Suddenly, the player has a halogen bulb moment: Maybe I don't need to know more names? Maybe I only have to pretend? Maybe I just need to anticipate the rules of the names? The trick to winning the game is to figure out the words. After all, it is just a little boy or rather a little program that thinks like a little boy. The next name named would only have to sound like, to parse like a real dinosaur name. The player types say stupidosaurus to boy. It works: "Georgie looks puzzled, as if he hasn't heard that name before. He sputters for a moment, perhaps confused by the novel name, apparently finding it difficult to think." Georgie replies, "Oh yeah? Ankylosaur!" The solution is in the arbitrariness, the predictability of the word. Montfortosaurus yields Deinonychus. Givemeyourdinosaurus yields Cotylosaurus. Eventually, after ten rounds, Georgie gives up. He surrenders the toy dinosaur, runs through the difficult difficult difficult door, and leaves the house forever.
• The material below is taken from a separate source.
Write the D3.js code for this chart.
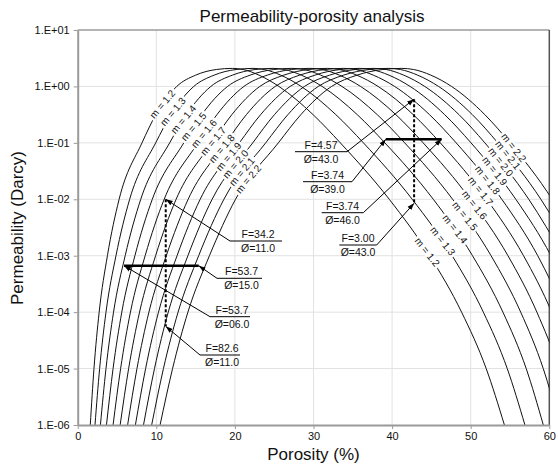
<!DOCTYPE html>
<html><head><meta charset="utf-8">
<script src="https://cdn.jsdelivr.net/npm/d3@7"></script>
<style>
body{margin:0;background:#fff}
svg{display:block;font-family:"Liberation Sans",Arial,sans-serif}
</style>
</head><body>
<svg id="c" width="558" height="467"></svg>
<script>
// ---------------- data ----------------
const mValues = [1.2, 1.3, 1.4, 1.5, 1.6, 1.7, 1.8, 1.9, 2.0, 2.1, 2.2];
// permeability (Darcy) at which the porosity of each curve was read: left branch up to the peak, then right branch
const permLevels = [1e-6, 1e-5, 1e-4, 1e-3, 1e-2, 0.1, 0.316, 1, 1.585, 1.995, 2.089,
                    1.995, 1.585, 1, 0.316, 0.1, 1e-2, 1e-3, 1e-4, 1e-5, 1e-6];
const phi_m12 = [1.60,2.07,2.73,3.78,5.27,8.18,9.94,12.60,15.01,17.63,19.69,21.05,23.07,25.60,29.95,33.41,39.64,44.78,48.84,51.97,54.29];
const phi_m13 = [2.20,2.79,3.60,4.87,6.61,9.92,11.87,14.77,17.36,20.14,22.31,23.73,25.83,28.43,32.85,36.35,42.56,47.64,51.61,54.65,56.90];
const phi_m14 = [2.89,3.60,4.56,6.04,8.02,11.70,13.83,16.94,19.68,22.58,24.84,26.30,28.45,31.10,35.57,39.08,45.24,50.23,54.10,57.06,59.24];
const phi_m15 = [3.66,4.50,5.61,7.28,9.49,13.50,15.78,19.07,21.93,24.94,27.25,28.75,30.93,33.62,38.11,41.60,47.70,52.59,56.36,59.23,61.34];
const phi_m16 = [4.50,5.46,6.71,8.58,11.00,15.30,17.71,21.15,24.11,27.20,29.56,31.08,33.29,35.99,40.48,43.95,49.95,54.74,58.42,61.21,63.25];
const phi_m17 = [5.40,6.48,7.87,9.91,12.52,17.08,19.61,23.17,26.22,29.37,31.76,33.29,35.51,38.22,42.69,46.13,52.04,56.72,60.30,63.00,64.97];
const phi_m18 = [6.35,7.54,9.06,11.27,14.05,18.85,21.46,25.13,28.24,31.44,33.85,35.38,37.61,40.32,44.76,48.15,53.96,58.53,62.02];
const phi_m19 = [7.34,8.64,10.28,12.64,15.58,20.57,23.27,27.03,30.18,33.41,35.83,37.37,39.60,42.29,46.69,50.04,55.74,60.21,63.60];
const phi_m20 = [8.37,9.77,11.52,14.02,17.10,22.27,25.03,28.85,32.05,35.29,37.72,39.26,41.48,44.15,48.51,51.80,57.39,61.76];
const phi_m21 = [9.41,10.91,12.77,15.39,18.60,23.92,26.74,30.61,33.83,37.09,39.51,41.05,43.25,45.91,50.21,53.45,58.93,63.19];
const phi_m22 = [10.48,12.07,14.02,16.76,20.08,25.53,28.39,32.30,35.54,38.80,41.22,42.74,44.93,47.56,51.80,54.99,60.36,64.52];
const curvePhis = [phi_m12, phi_m13, phi_m14, phi_m15, phi_m16, phi_m17, phi_m18, phi_m19, phi_m20, phi_m21, phi_m22];

const xTicks = [0, 10, 20, 30, 40, 50, 60];
const yTicks = [1e1, 1e0, 1e-1, 1e-2, 1e-3, 1e-4, 1e-5, 1e-6];
const yTickLabels = ["1.E+01","1.E+00","1.E-01","1.E-02","1.E-03","1.E-04","1.E-05","1.E-06"];

// annotations
const calloutF   = ["34.2","53.7","53.7","82.6","4.57","3.74","3.74","3.00"];
const calloutPhi = ["11.0","15.0","06.0","11.0","43.0","39.0","46.0","43.0"];
const calloutTargetPhi = [11.2, 15.4, 5.9, 11.2, 42.8, 39.2, 46.3, 42.8];
const calloutTargetK   = [1e-2, 6.65e-4, 6.65e-4, 5.6e-5, 0.595, 0.116, 0.116, 0.0085];
const dashedPhi = [11.2, 42.8];
const dashedK = [[1e-2, 5.6e-5], [0.595, 0.0085]];
const solidK = [6.65e-4, 0.116];
const solidPhi = [[5.9, 15.4], [39.2, 46.3]];

// ---------------- layout ----------------
const L = {left:77.7, right:549.3, top:30, bottom:425};
const calloutLayout = [
  {u:[230,282], uy:241,   side:"left"},
  {u:[217,262], uy:278.3, side:"left"},
  {u:[210,250], uy:316.7, side:"left"},
  {u:[200,240], uy:355,   side:"left"},
  {u:[295,347], uy:151.7, side:"right"},
  {u:[303,352], uy:181.7, side:"right"},
  {u:[321.7,363.3], uy:212.7, side:"right"},
  {u:[339.3,376.7], uy:245, side:"right"}
];
const leftLabelY  = [104,111.7,119.3,126.7,133.5,141,148.5,156.5,164,171.5,179];
const rightLabelY = [252,241,229,216,205,191,180,171,162,155,147.5];

const svg = d3.select("#c");
const x = d3.scaleLinear().domain([0,60]).range([L.left, L.right]);
const y = d3.scaleLog().domain([1e-6,10]).range([L.bottom, L.top]);

const defs = svg.append("defs");
defs.append("clipPath").attr("id","plotclip").append("rect")
  .attr("x",L.left).attr("y",L.top).attr("width",L.right-L.left).attr("height",L.bottom-L.top);
defs.append("marker").attr("id","ah").attr("viewBox","0 0 10 10")
  .attr("refX",10).attr("refY",5).attr("markerWidth",7).attr("markerHeight",7)
  .attr("markerUnits","userSpaceOnUse").attr("orient","auto")
  .append("path").attr("d","M0,1.5L10,5L0,8.5z").attr("fill","#000");

// gridlines
const grid = svg.append("g").attr("stroke","#e2e2e2").attr("stroke-width",1);
grid.selectAll("line.gx").data(xTicks.slice(1,-1)).join("line")
  .attr("x1",d=>x(d)).attr("x2",d=>x(d)).attr("y1",L.top).attr("y2",L.bottom);
grid.selectAll("line.gy").data(yTicks.slice(1,-1)).join("line")
  .attr("y1",d=>y(d)).attr("y2",d=>y(d)).attr("x1",L.left).attr("x2",L.right);

// top & right border
svg.append("line").attr("x1",L.left).attr("x2",L.right).attr("y1",L.top).attr("y2",L.top)
  .attr("stroke","#6a6a6a").attr("stroke-width",1);
svg.append("line").attr("x1",L.right).attr("x2",L.right).attr("y1",L.top).attr("y2",L.bottom)
  .attr("stroke","#555").attr("stroke-width",1.5);

// curves
const plot = svg.append("g").attr("clip-path","url(#plotclip)");
const line = d3.line().x(d=>x(d[0])).y(d=>y(d[1])).curve(d3.curveMonotoneX);
const paths = [];
curvePhis.forEach((arr,i)=>{
  const pts = arr.map((p,j)=>[p, permLevels[j]]);
  const p = plot.append("path").datum(pts).attr("d",line)
    .attr("fill","none").attr("stroke","#111").attr("stroke-width",1);
  paths.push(p.node());
});

// axes
const ax = svg.append("g").attr("transform",`translate(0,${L.bottom})`)
  .call(d3.axisBottom(x).tickValues(xTicks).tickSizeInner(4).tickSizeOuter(0).tickPadding(3).tickFormat(d3.format("d")));
const ay = svg.append("g").attr("transform",`translate(${L.left},0)`)
  .call(d3.axisLeft(y).tickValues(yTicks).tickSizeInner(4).tickSizeOuter(0).tickPadding(4).tickFormat((d,i)=>yTickLabels[i]));
[ax,ay].forEach(a=>{
  a.select(".domain").attr("stroke","#9a9a9a").attr("stroke-width",2);
  a.selectAll(".tick line").attr("stroke","#9a9a9a").attr("stroke-width",1);
  a.selectAll(".tick text").attr("font-size",11).attr("fill","#111")
   .attr("font-family",'"Liberation Sans",Arial,sans-serif');
});

// curve labels
function pointAtY(node, ty, side){
  const total = node.getTotalLength();
  let prev = node.getPointAtLength(0), found = null;
  for(let s=0.5; s<=total; s+=0.5){
    const p = node.getPointAtLength(s);
    if((prev.y-ty)*(p.y-ty) <= 0 && prev.y!==p.y){
      const t = (ty-prev.y)/(p.y-prev.y);
      const q = {x: prev.x + t*(p.x-prev.x), y: ty};
      if(side==="left"){ return q; }
      found = q;
    }
    prev = p;
  }
  return found;
}
const labG = svg.append("g");
mValues.forEach((m,i)=>{
  [["left",leftLabelY[i],-50],["right",rightLabelY[i],52]].forEach(([side,ty,ang])=>{
    const q = pointAtY(paths[i], ty, side);
    if(!q) return;
    const g = labG.append("g").attr("transform",`translate(${q.x},${q.y}) rotate(${ang})`);
    const r = g.append("rect").attr("fill","#fff");
    const t = g.append("text").text("m = " + m.toFixed(1)).attr("font-size",10)
      .attr("text-anchor","middle").attr("dy","0.35em").attr("fill","#111");
    const w = t.node().getComputedTextLength();
    r.attr("x",-w/2-2).attr("y",-4).attr("width",w+4).attr("height",8);
  });
});

// dashed & solid marker lines
dashedPhi.forEach((p,i)=>{
  svg.append("line").attr("x1",x(p)).attr("x2",x(p)).attr("y1",y(dashedK[i][0])).attr("y2",y(dashedK[i][1]))
    .attr("stroke","#000").attr("stroke-width",2).attr("stroke-dasharray","3,2");
});
solidK.forEach((k,i)=>{
  svg.append("line").attr("x1",x(solidPhi[i][0])).attr("x2",x(solidPhi[i][1])).attr("y1",y(k)).attr("y2",y(k))
    .attr("stroke","#000").attr("stroke-width",2.5);
});

// callouts
const cg = svg.append("g");
calloutLayout.forEach((c,i)=>{
  const tip = [x(calloutTargetPhi[i]), y(calloutTargetK[i])];
  const a = c.side==="left" ? [[c.u[1],c.uy],[c.u[0],c.uy],tip] : [[c.u[0],c.uy],[c.u[1],c.uy],tip];
  cg.append("path").attr("d", d3.line()(a)).attr("fill","none").attr("stroke","#000")
    .attr("stroke-width",1).attr("marker-end","url(#ah)");
  const cx = (c.u[0]+c.u[1])/2 + (c.side==="left"?2:0);
  cg.append("text").attr("x",cx).attr("y",c.uy-3).attr("text-anchor","middle")
    .attr("font-size",10.5).attr("fill","#111").text("F=" + calloutF[i]);
  cg.append("text").attr("x",cx).attr("y",c.uy+11).attr("text-anchor","middle")
    .attr("font-size",10.5).attr("fill","#111").text("Ø=" + calloutPhi[i]);
});

// titles
svg.append("text").attr("x",312).attr("y",22).attr("text-anchor","middle")
  .attr("font-size",17).attr("fill","#111").text("Permeability-porosity analysis");
svg.append("text").attr("x",313.5).attr("y",459.5).attr("text-anchor","middle")
  .attr("font-size",17).attr("fill","#111").text("Porosity (%)");
svg.append("text").attr("transform","translate(23,228) rotate(-90)").attr("text-anchor","middle")
  .attr("font-size",17).attr("fill","#111").text("Permeability (Darcy)");
</script>
</body></html>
All the while, the little robotic puppy quips "Your Momma" insults.

Command of the language, in the end, wins out. It is through language, through words, that the player and the text adventurer finally finish the job. Mapping the multi-dimensionality of words is the key to unlocking Ad Verbum. Fifteen rooms, thirteen items, a handful of curious characters, and a hundred or so moves later, the dumpster is full and the mansion is clear. The last descriptive paragraph reads, "You place the last loose object into the Dumpster and feel a rush of triumph. In a while, no doubt, the contractor will show up and pay for your labor. In the meantime, you'll stand around and wonder how you could have gotten that last point." The last screen shows emphatically:

*** You have won ***

In that game, you scored 99 out of a possible 100 points, in 119 turns.

Perhaps the final point is realizing that Ad Verbum is a short but satisfying romp through the "twisty little passages" of language.